How deep is the problem? Seventy-one percent of public transportation agencies saw flat or decreased local funding over the past year and 83 percent saw flat or decreased state funding. As a result, the American Public Transportation Association says that nearly eight in 10 agencies have had to cut service or raise fares or are considering either of those actions.
Larger transit agencies were particularly likely to take such steps — seven of 10 cut service in the past year and half of them raised fares. Three-quarters of those large systems reduced their employment rolls — almost half the time through layoffs.
Given the long-term decline in gas tax revenues, Congress is severely challenged to simply maintain current federal funding levels for transportation, including mass transit. Now, as lawmakers take up a massive reauthorization of federal transportation programs, a key priority must be helping transit systems find the tools to control their costs, maintain service levels and keep transit workers employed across the country.
One key innovation is to encourage transit systems to consider having a portion of services provided by private companies via competitive contracting. By providing more service at a lower cost, competitive contracting will help preserve transit service, avoid transit worker layoffs and maximize the value of federal investment in public transportation.
At a time when transportation funding faces severe constraints, federal policy must shift to encourage public agencies to consider how they can use innovative partnerships that meet vital public interests by saving money on operations, maintaining high levels of transit needed to get hard-working Americans to their jobs and preserving transit industry jobs.

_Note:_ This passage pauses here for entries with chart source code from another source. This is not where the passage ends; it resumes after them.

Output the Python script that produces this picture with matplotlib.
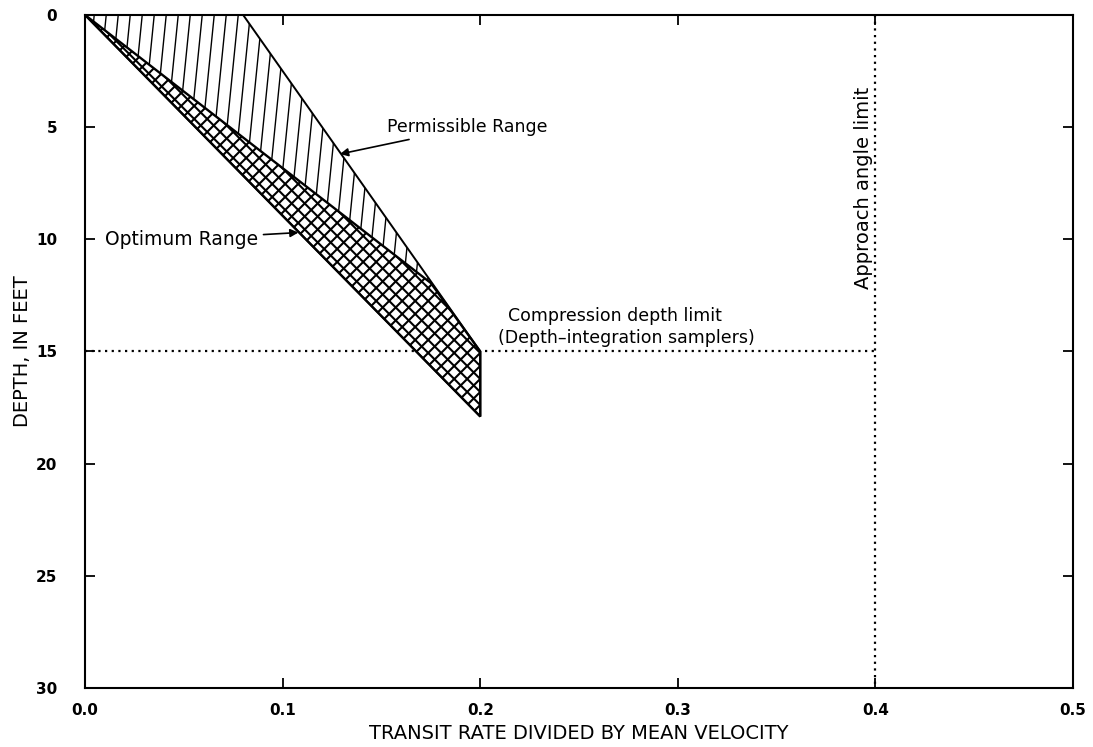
import numpy as np
import matplotlib
matplotlib.use("Agg")
import matplotlib.pyplot as plt
from matplotlib.patches import Polygon
from matplotlib.collections import LineCollection

# Region outlines (transit rate / mean velocity, depth in feet)
perm_x = [0.0, 0.08, 0.2, 0.2, 0.0]
perm_d = [0.0, 0.0, 15.0, 17.9, 0.0]
opt_x = [0.0, 0.175, 0.2, 0.2, 0.0]
opt_d = [0.0, 11.95, 15.0, 17.9, 0.0]

compression_depth = 15.0
approach_limit = 0.4

x_ticks = [0.0, 0.1, 0.2, 0.3, 0.4, 0.5]
y_ticks = [0, 5, 10, 15, 20, 25, 30]

plt.rcParams['font.family'] = ['DejaVu Sans']

fig = plt.figure(figsize=(10.93, 7.47), dpi=100)
ax = fig.add_axes([0.0778, 0.079, 0.904, 0.901])
ax.set_xlim(0, 0.5)
ax.set_ylim(30, 0)

# data units per pixel, used to lay out hand-drawn hatching
px_x = 0.5 / (0.904 * 1093)
px_y = 30 / (0.901 * 747)

# permissible range: slightly slanted vertical hatch
perm = Polygon(np.column_stack([perm_x, perm_d]), closed=True, fc='white',
               ec='none', zorder=2)
ax.add_patch(perm)
segs = []
for x0 in np.arange(-0.05, 0.25, 12 * px_x):
    segs.append([(x0, 0), (x0 - 0.1 * 404 * px_x, 18)])
lc = LineCollection(segs, colors='black', lw=1.0, zorder=3)
ax.add_collection(lc)
lc.set_clip_path(perm)

# optimum range: crosshatch
opt = Polygon(np.column_stack([opt_x, opt_d]), closed=True, fc='white',
              ec='none', zorder=4)
ax.add_patch(opt)
segs = []
step = 13 * px_x
for x0 in np.arange(-0.3, 0.5, step):
    segs.append([(x0, 0), (x0 + 30 * px_x / px_y, 30)])
    segs.append([(x0, 0), (x0 - 30 * px_x / px_y, 30)])
lc2 = LineCollection(segs, colors='black', lw=1.5, zorder=5)
ax.add_collection(lc2)
lc2.set_clip_path(opt)
ax.add_patch(Polygon(np.column_stack([opt_x, opt_d]), closed=True, fill=False,
                     ec='black', lw=1.7, zorder=6))
ax.add_patch(Polygon(np.column_stack([perm_x, perm_d]), closed=True, fill=False,
                     ec='black', lw=1.4, zorder=6))

# limits
ax.plot([0, approach_limit], [compression_depth, compression_depth],
        color='black', ls=(0, (1, 2)), lw=1.6, zorder=1)
ax.plot([approach_limit, approach_limit], [0, 30],
        color='black', ls=(0, (1, 2)), lw=1.6, zorder=1)

# annotations
arrow = dict(arrowstyle='-|>', color='black', lw=1.2, mutation_scale=12,
             shrinkA=2, shrinkB=0)
ax.annotate('Permissible Range', xy=(0.129, 6.2), xytext=(0.153, 5.0),
            fontsize=12.5, va='center', ha='left', arrowprops=arrow,
            zorder=8)
ax.annotate('Optimum Range', xy=(0.108, 9.7), xytext=(0.010, 10.0),
            fontsize=13.5, va='center', ha='left', arrowprops=arrow,
            zorder=8)
ax.text(0.214, 13.4, 'Compression depth limit', fontsize=12.5, va='center',
        ha='left')
ax.text(0.209, 14.4, '(Depth\u2013integration samplers)', fontsize=12.5,
        va='center', ha='left')
ax.text(0.394, 7.7, 'Approach angle limit', fontsize=14, rotation=90,
        va='center', ha='center')

ax.set_xticks(x_ticks)
ax.set_xticklabels([f"{v:.1f}" for v in x_ticks], fontsize=11, fontweight='bold')
ax.set_yticks(y_ticks)
ax.set_yticklabels([str(v) for v in y_ticks], fontsize=11, fontweight='bold')
ax.tick_params(direction='in', length=7, width=1.3, top=True, right=True,
               labeltop=False, labelright=False)
ax.tick_params(axis='x', pad=11)
ax.tick_params(axis='y', pad=20)
for s in ax.spines.values():
    s.set_linewidth(1.5)

ax.set_xlabel('TRANSIT RATE DIVIDED BY MEAN VELOCITY', fontsize=14, labelpad=4)
ax.set_ylabel('DEPTH, IN FEET', fontsize=14, labelpad=2.5)

fig.savefig('out.png', dpi=100)
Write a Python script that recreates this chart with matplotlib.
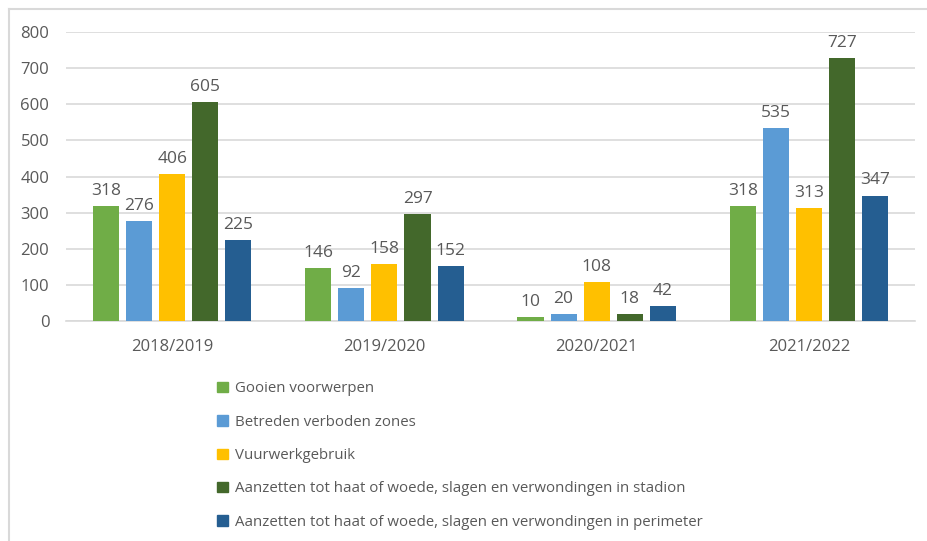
import numpy as np
import matplotlib.pyplot as plt
from matplotlib.lines import Line2D

plt.rcParams['font.family'] = ['Open Sans', 'DejaVu Sans']

# data
seasons = ['2018/2019', '2019/2020', '2020/2021', '2021/2022']
gooien = [318, 146, 10, 318]
betreden = [276, 92, 20, 535]
vuurwerk = [406, 158, 108, 313]
aanzetten_stadion = [605, 297, 18, 727]
aanzetten_perimeter = [225, 152, 42, 347]

series_labels = [
    'Gooien voorwerpen',
    'Betreden verboden zones',
    'Vuurwerkgebruik',
    'Aanzetten tot haat of woede, slagen en verwondingen in stadion',
    'Aanzetten tot haat of woede, slagen en verwondingen in perimeter',
]
series = [gooien, betreden, vuurwerk, aanzetten_stadion, aanzetten_perimeter]
colors = ['#70AD47', '#5B9BD5', '#FFC000', '#43682B', '#255E91']

text_color = '#595959'
grid_color = '#D9D9D9'

fig = plt.figure(figsize=(9.27, 5.41), dpi=100)
ax = fig.add_axes([0.0712, 0.4067, 0.916, 0.534])

x = np.arange(len(seasons))
step = 0.156
width = 0.123
for i, (vals, lab, col) in enumerate(zip(series, series_labels, colors)):
    pos = x + (i - 2) * step
    bars = ax.bar(pos, vals, width=width, color=col, label=lab, zorder=3)
    for b, v in zip(bars, vals):
        ax.text(b.get_x() + b.get_width() / 2, v + 20, str(v),
                ha='center', va='bottom', fontsize=12.5, color=text_color)

ax.set_xlim(-0.5, len(seasons) - 0.5)
ax.set_ylim(0, 800)
ax.set_yticks(range(0, 801, 100))
ax.set_xticks(x)
ax.set_xticklabels(seasons)
ax.yaxis.grid(True, color=grid_color, linewidth=1.2, zorder=0)
ax.set_axisbelow(True)
for s in ['top', 'right', 'left']:
    ax.spines[s].set_visible(False)
ax.spines['bottom'].set_color(grid_color)
ax.spines['bottom'].set_linewidth(1.2)
ax.tick_params(axis='both', length=0, colors=text_color, labelsize=12)
ax.tick_params(axis='x', pad=13)
ax.tick_params(axis='y', pad=12)

handles = [plt.Rectangle((0, 0), 1, 1, color=c) for c in colors]
leg = fig.legend(handles, series_labels, loc='upper left',
                 bbox_to_anchor=(0.228, 0.306), frameon=False,
                 fontsize=10.8, handlelength=0.7, handleheight=0.7,
                 handletextpad=0.45, labelspacing=1.22, borderaxespad=0)
for t in leg.get_texts():
    t.set_color(text_color)

# chart border (top and left visible)
fig.add_artist(Line2D([9 / 927, 9 / 927], [0, 1 - 9 / 541],
                      transform=fig.transFigure, color=grid_color, linewidth=1.5))
fig.add_artist(Line2D([9 / 927, 1], [1 - 9 / 541, 1 - 9 / 541],
                      transform=fig.transFigure, color=grid_color, linewidth=1.5))

fig.savefig('out.png', dpi=100)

Our proposal would incentivize competitive contracting by making agencies that meet a target for competitive contracting — competitively contracting 20 percent of their fixed route bus service — eligible for a higher federal share for their bus capital expenses. Currently, the federal share for bus capital expenses is 80 percent. If a transit agency competitively contracts at least 20 percent of its fixed route bus service, it would be eligible for an increased federal share of 90 percent.
Federal transit law has always included provisions allowing private sector participation. There is a long history of transit agencies using competitive contracting to reduce operating costs, with those savings reinvested in service and infrastructure. This year’s surface transportation reauthorization bill provides a landmark opportunity to go to the next level and actively encourage competitive contracting as one part of the solution to American transit’s financial challenges.
There is no question that competitive contracting saves money for taxpayers while maintaining service and employment levels. Based on National Transit Database reporting, the cost savings from privately contracted service are substantial. Operating cost per revenue mile nationwide is $6.25 for purchased fixed route transportation service versus $9.79 for directly operated service — a 36 percent cost savings. Those savings are most pronounced within large transit systems, where the cost differential is $6.67 versus $11.19 per revenue mile, a cost savings of more than 40 percent.